Summary of Contributions
The authors of this paper propose and analyze the default representation (DR), a novel representation that incorporates the reward dynamics of the environment, thereby extending the capabilities of the successor representation, which is inherently reward-agnostic. There are several notable theoretical and empirical contributions made by the authors:
- Learning Methods: The paper introduces dynamic programming (DP) and temporal-difference (TD) learning methods for the DR. These methods are essential for the incremental, online learning of DR with linear computational cost, akin to existing methods for SR.
- Theoretical Characterization: The authors lay the theoretical groundwork for DR, delineating the basis for its vector space and comparing it with SR, especially focusing on their eigenspectra. They demonstrate conditions under which DR and SR have equivalent eigenvectors, highlighting the DR’s reward-awareness in settings with varying rewards across states.
- Function Approximation: A significant extension is made to apply DR within function approximation frameworks, introducing the concept of default features (DFs). This extension is particularly useful in enabling efficient transfer learning when rewards change at terminal states, without requiring access to transition dynamics—a key limitation of current DR applications.
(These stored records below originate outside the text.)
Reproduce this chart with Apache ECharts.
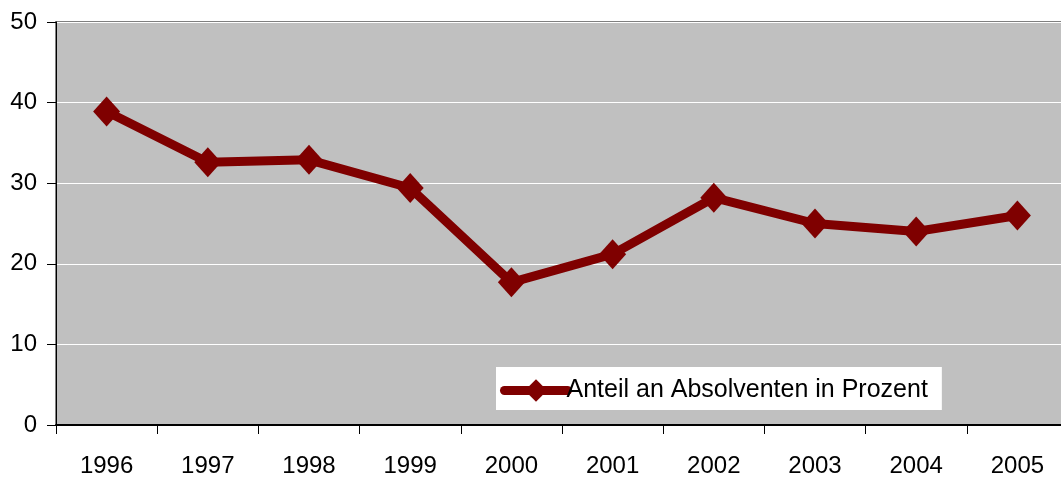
<!DOCTYPE html>
<html>
<head>
<meta charset="utf-8">
<script src="https://cdn.jsdelivr.net/npm/echarts@6/dist/echarts.min.js"></script>
<style>
  html, body { margin: 0; padding: 0; background: #ffffff; overflow: hidden; }
  /* the plot area runs slightly past the right edge of the window */
  #chart { width: 1068px; height: 480px; }
</style>
</head>
<body>
<div id="chart"></div>
<script>
// Jahre und Anteil der Absolventen (Prozent)
const years = ['1996', '1997', '1998', '1999', '2000', '2001', '2002', '2003', '2004', '2005'];
const anteil = [38.9, 32.6, 32.9, 29.4, 17.7, 21.2, 28.2, 25.0, 24.0, 26.0];
const seriesName = 'Anteil an Absolventen in Prozent';

const lineColor = '#7f0000';
const fontFamily = 'Arial, "Liberation Sans", sans-serif';

const chart = echarts.init(document.getElementById('chart'), null, { renderer: 'canvas' });
chart.setOption({
  animation: false,
  backgroundColor: '#ffffff',
  grid: {
    left: 56, top: 22, right: 0, bottom: 55,
    show: true,
    backgroundColor: '#c0c0c0',
    borderColor: '#808080',
    borderWidth: 2
  },
  legend: {
    left: 496, top: 367,
    padding: [11, 14, 7, 4],
    backgroundColor: '#ffffff',
    itemWidth: 63, itemHeight: 28,
    itemGap: 0,
    textStyle: { fontFamily, fontSize: 25, color: '#000000', padding: [0, 0, 0, -6] },
    lineStyle: { color: lineColor, width: 9, cap: 'round' },
    itemStyle: { color: lineColor },
    data: [seriesName]
  },
  xAxis: {
    type: 'category',
    data: years,
    boundaryGap: true,
    axisLine: { show: true, onZero: false, lineStyle: { color: '#000000', width: 2 } },
    axisTick: { show: true, length: 9, alignWithLabel: false, lineStyle: { color: '#000000', width: 1 } },
    axisLabel: { fontFamily, fontSize: 24, color: '#000000', margin: 29 },
    splitLine: { show: false }
  },
  yAxis: {
    type: 'value',
    min: 0, max: 50, interval: 10,
    axisLine: { show: true, lineStyle: { color: '#000000', width: 1 } },
    axisTick: { show: true, length: 9, lineStyle: { color: '#000000', width: 1 } },
    axisLabel: { fontFamily, fontSize: 24, color: '#000000', margin: 19 },
    splitLine: { show: true, lineStyle: { color: '#ffffff', width: 1 } }
  },
  series: [{
    name: seriesName,
    type: 'line',
    data: anteil,
    symbol: 'diamond',
    symbolSize: [27, 30],
    lineStyle: { color: lineColor, width: 9 },
    itemStyle: { color: lineColor },
    z: 5
  }]
});
</script>
</body>
</html>
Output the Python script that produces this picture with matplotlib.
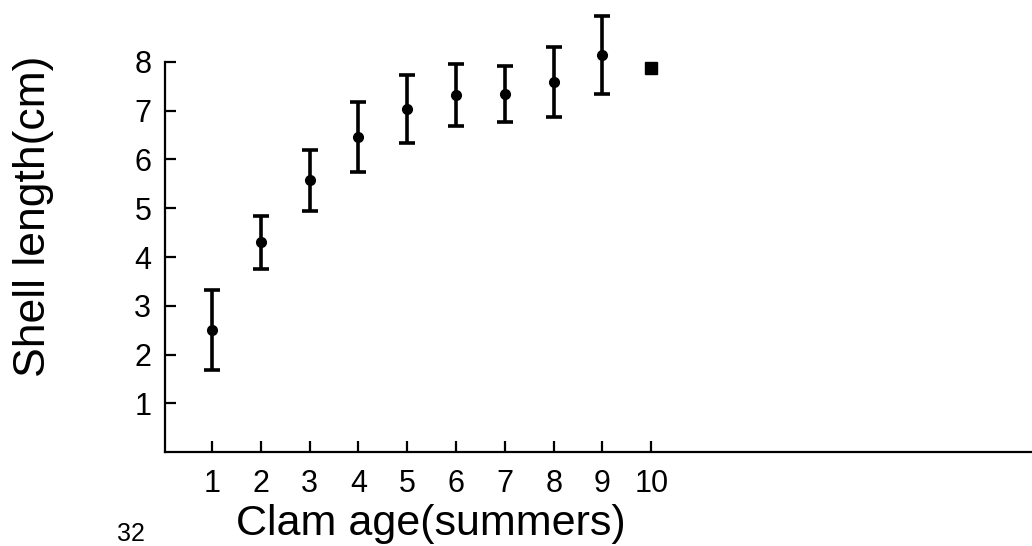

- Maximum Entropy RL Framework: The paper also explores the generalization of representation frameworks to the maximum entropy reinforcement learning framework, proposing the maximum entropy representation (MER).
Empirical Evaluation
The empirical analysis is thorough and demonstrates the practical benefits of DR across a variety of settings commonly utilized for SR:
- Reward Shaping: In environments where avoiding low-reward regions is crucial, DR-based shaping outperforms SR, guiding agents effectively to avoid sub-optimal paths.
- Option Discovery: By utilizing DR’s top eigenvectors, the authors propose a novel algorithm for option discovery, enabling reward-aware exploration, thus, outperforming traditional SR-based methods in terms of risk-sensitive exploration.
- Count-Based Exploration: The norm of DR, similar to SR's, provides effective pseudocounts for exploration, yielding substantial improvements over naive exploration strategies.
- Transfer Learning: The introduction of DFs allows for direct computation of optimal policies amidst new reward configurations, achieving transfer learning objectives efficiently, unlike existing methods that rely heavily on access to transition dynamics.
Implications and Future Directions
The implications of enhancing proto-representations with reward dynamics are multi-fold. Practically, this enables RL agents to balance exploration and exploitation more effectively, especially in environments with heterogeneous reward structures. Theoretical insights into the vector spaces of these representations open avenues for richer understanding and modeling of agent behavior.
Future research directions might include scaling DR to more complex environments through deep learning methodologies similar to those already explored for SR. Furthermore, exploring the distinct characteristics and applications of MER in more diverse RL settings would be valuable.
In conclusion, this paper represents a significant step forward in representation learning, bridging gaps between reward-agnostic and reward-sensitive paradigms in reinforcement learning. The DR could potentially serve as an effective compromise between these approaches, offering nuanced control over agent decision-making processes.